‘You will never be happy if you continue to search for what happiness consists of. You will never live if you are looking for the meaning of life.’
Religious texts, prophets, saints and the newest fads in wholesome living all advocate you to find the meaning of life – find out your purpose and live the way you ‘ought’ to live life.
Quite frankly and I’ll be blunt about it, I don’t get it. I don’t understand why we are so preoccupied with the true meaning of life. What I don’t understand even more is what finding out the meaning of life has to do with religion, because life, in my opinion, came before we found religion. In fact, at the cost of being branded an atheist, I’ll admit here that I feel life is far bigger and more complex a concept than religion. It may be just a four letter word, but it encompasses within itself concepts that none of us mortals will be able to figure out within one single lifetime, and that religion is only a part of life itself. Even if someone served us the meaning of life on a platter, it will take a much more evolved human brain than ours to grasp its entire meaning. For who are we, but puny human beings, living on limited air and time?
To me, the exercise of devoting one’s entire life to finding the meaning of life is a life not lived because life has so much to offer than trying to figure out what it’s about. To me, the question is rather subjective. The meaning of life could mean different things to different people. If a saint comes and tells me that the meaning of life is blah, blah, blah, I won’t nod my head in mute acquiescence. I’ll say, ‘that’s your way of thinking, not mine’.

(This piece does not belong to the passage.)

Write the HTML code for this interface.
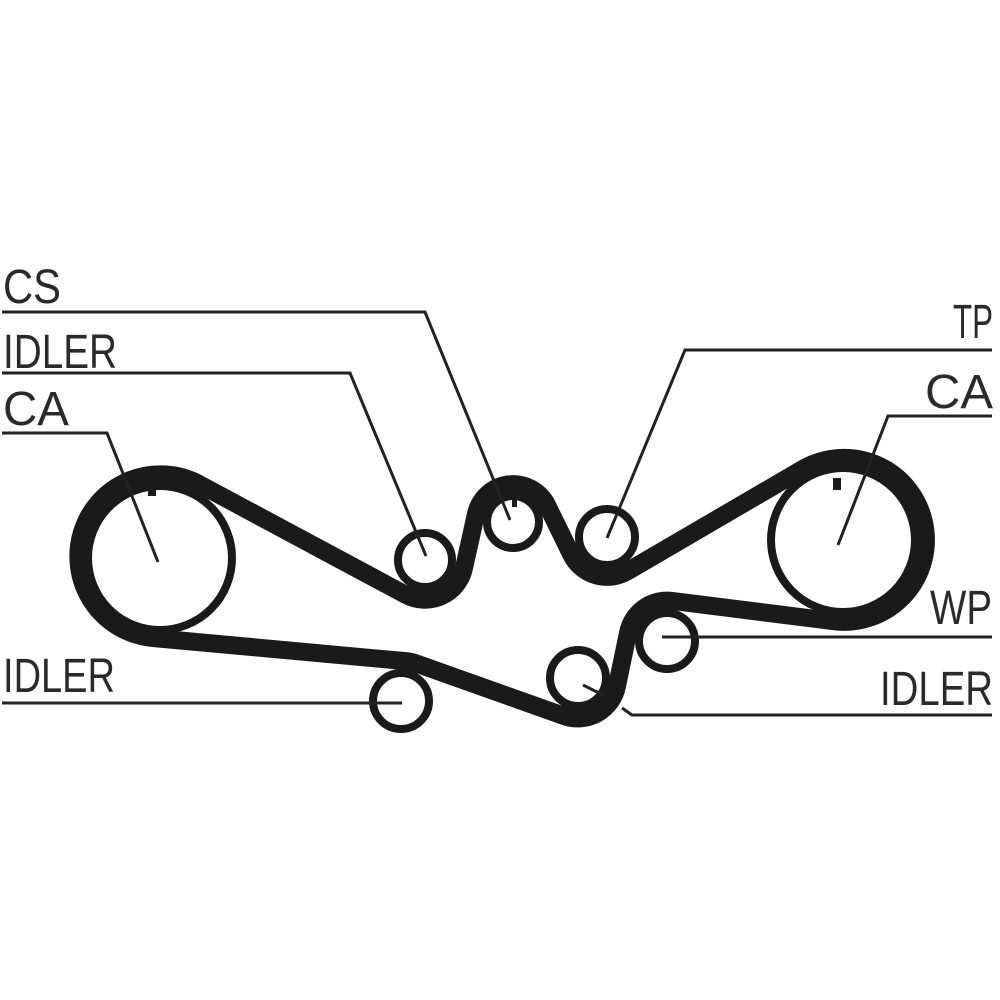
<!DOCTYPE html>
<html><head><meta charset="utf-8"><style>
html,body{margin:0;padding:0;background:#fff;}
svg{display:block;}
text{font-family:"Liberation Sans",sans-serif;font-size:48px;fill:#2a2a2a;}
</style></head><body>
<svg width="1000" height="1000" viewBox="0 0 1000 1000" xmlns="http://www.w3.org/2000/svg">
<!-- pulleys -->
<g fill="none" stroke="#1a1a1a" stroke-width="8">
<circle cx="160" cy="558" r="72"/>
<circle cx="843" cy="540" r="72"/>
<circle cx="425" cy="560" r="27"/>
<circle cx="513" cy="522" r="26"/>
<circle cx="607" cy="537" r="28"/>
<circle cx="667" cy="641" r="28"/>
<circle cx="578" cy="678" r="28"/>
<circle cx="401" cy="701" r="28"/>
</g>
<!-- timing marks -->
<rect x="148" y="484" width="8" height="12" fill="#1a1a1a"/>
<rect x="833" y="478" width="8" height="12" fill="#1a1a1a"/>
<rect x="512" y="500" width="5" height="7" fill="#1a1a1a"/>
<!-- belt -->
<path fill="none" stroke="#1a1a1a" stroke-width="18" stroke-linejoin="round"
d="M199,484 L406,595 A40,40 0 0 0 464,568 L476,514 A38,38 0 0 1 547,505 L571,554 A40,40 0 0 0 628,571 L801,470 A82,82 0 1 1 832,621 L673,601 A40,40 0 0 0 628,633 L617,686 A40,40 0 0 1 564,716 L415,663 A40,40 0 0 0 404,661 L153,638 A82,82 0 1 1 199,484 Z"/>
<!-- leader lines -->
<g fill="none" stroke="#222" stroke-width="3">
<polyline points="2,312 425,312 510,520"/>
<polyline points="2,373 350,373 426,556"/>
<polyline points="2,433 107,433 158,562"/>
<polyline points="992,350 685,350 607,538"/>
<polyline points="992,416 888,416 838,545"/>
<polyline points="992,637 662,637"/>
<polyline points="583,685 605,696"/>
<polyline points="622,708 632,715 992,715"/>
<polyline points="2,703 402,703"/>
</g>
<!-- labels -->
<text x="3" y="303" textLength="58" lengthAdjust="spacingAndGlyphs">CS</text>
<text x="3" y="368" textLength="114" lengthAdjust="spacingAndGlyphs">IDLER</text>
<text x="3" y="425" textLength="66" lengthAdjust="spacingAndGlyphs">CA</text>
<text x="953" y="338" textLength="40" lengthAdjust="spacingAndGlyphs">TP</text>
<text x="925" y="408" textLength="68" lengthAdjust="spacingAndGlyphs">CA</text>
<text x="930" y="624" textLength="62" lengthAdjust="spacingAndGlyphs">WP</text>
<text x="3" y="692" textLength="112" lengthAdjust="spacingAndGlyphs">IDLER</text>
<text x="880" y="705" textLength="113" lengthAdjust="spacingAndGlyphs">IDLER</text>
</svg>
</body></html>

To give you an example, a few months back India was witness to two parents abandoning their toddler to the care of her aged grandparents, in order to become Jain monks. They relinquished the world and embraced monkhood. For those of us who do not know about this, please read about it here. I don’t know about you but when I read the news I felt that they had wronged their toddler daughter by relinquishing her to care of their parents. They relinquished their duty as parents, something that should have come over and above everything else to them. But that is not what they think. To them the true meaning of life lay in religious pursuit.

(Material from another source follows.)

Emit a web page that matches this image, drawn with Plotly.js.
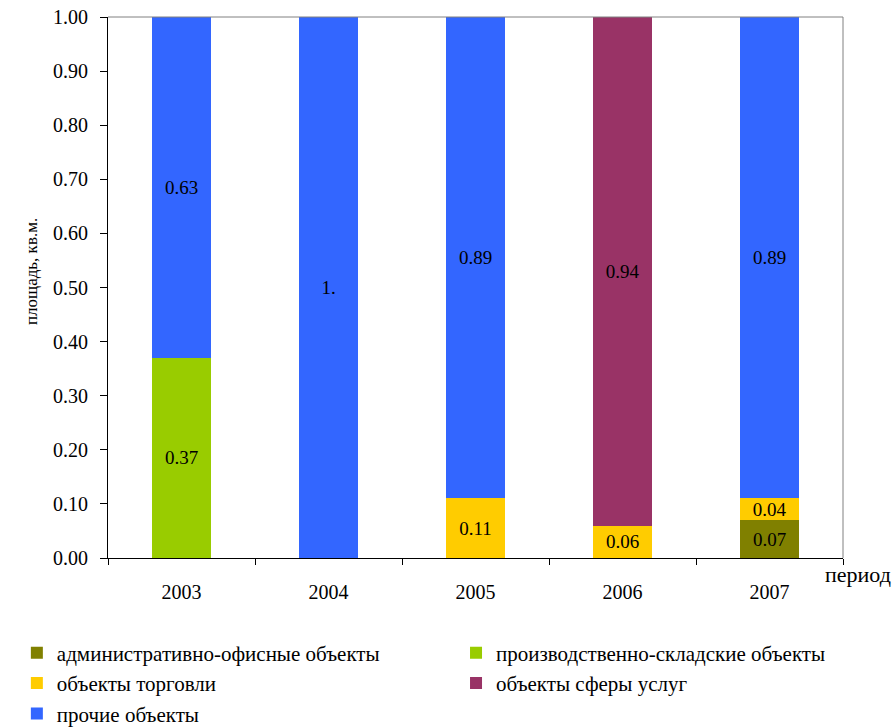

My reason for giving you this example was not to tell you my opinion of whether their action was wrong or right, it was to show you that there is a difference of opinion in what matters in life most. There is thus, inherently, a difference of opinion in the assumed answer to the question ‘what is the meaning of life’.
To a pauper, the true meaning of life may be to earn enough one day to leave the footpath for good. To a rich man, it may be finding a balance between his work and home life. The purpose of a mother may be to ensure the good upbringing of her child, but the purpose of a career woman would be to be the CEO of a good company. A priest may find peace in devotion to religion, while a scientist may find it in a new invention. Who do you think is right or wrong? None of them!

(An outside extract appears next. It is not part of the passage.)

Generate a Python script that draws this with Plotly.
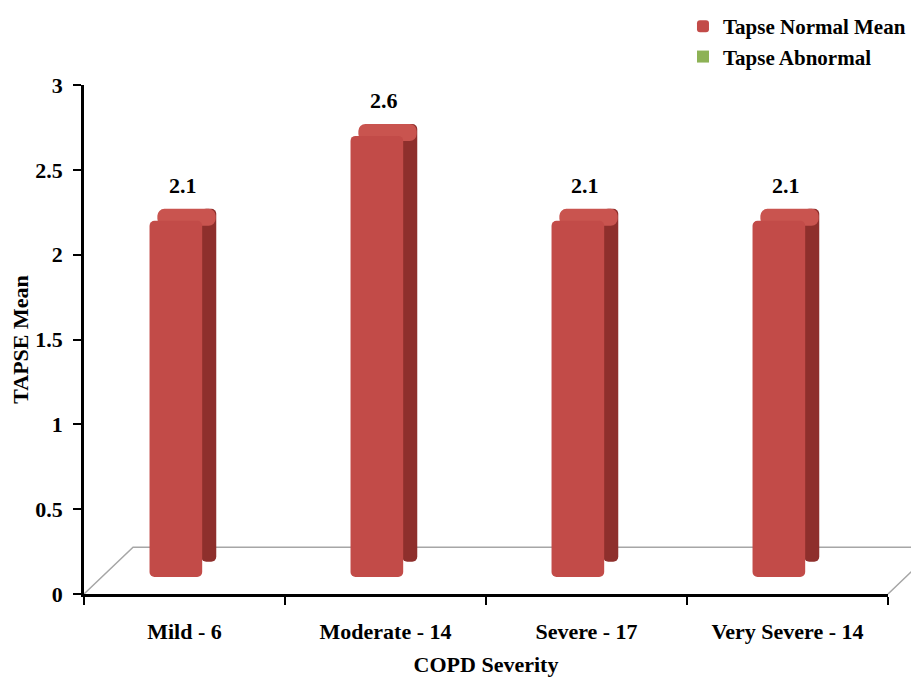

So when two people, their desires, the way they think, the way they attain their goals, their very raison d’etre are different, how can they concur on what is the meaning of life?
Life is so many things to so many people, it’s meanings cannot be ascribed to a few set ways in which a few of us perceive it. To me, life is about a careful balance of pleasure and duty, ambition and sacrifice. I believe there are a set of duties that all of us mortals were born to fulfil, and some pleasures that every one of us must be entitled to enjoy. If we have ambition then we must remember to let it not trample on the lives of others. That is a kind of sacrifice and a duty. And that is not the only sacrifice that a human being must make in his life. When a person achieves a near perfect balance in these two sets of extremes, is when I believe we have found meaning in life.
My point is, and you may not agree with it, but that’s your opinion, that figuring out the meaning of life is keeping you from fulfiling your very purpose of existing on this planet – living your life – which is why you have life running in your veins. All of us have a life because we were supposed to live it. We have different ways of living it and that is fine, because there cannot be a ‘good’ or ‘bad’ way of living. We all live according to what our circumstances allow.
I believe that we have only one life to do and be all that we wish to do and be. I feel that if we do not forget to be ‘humane’ at all times and lead a life of peace and harmony, balancing our duties against our pleasures at all times, is when we will not need to search for the meaning of life.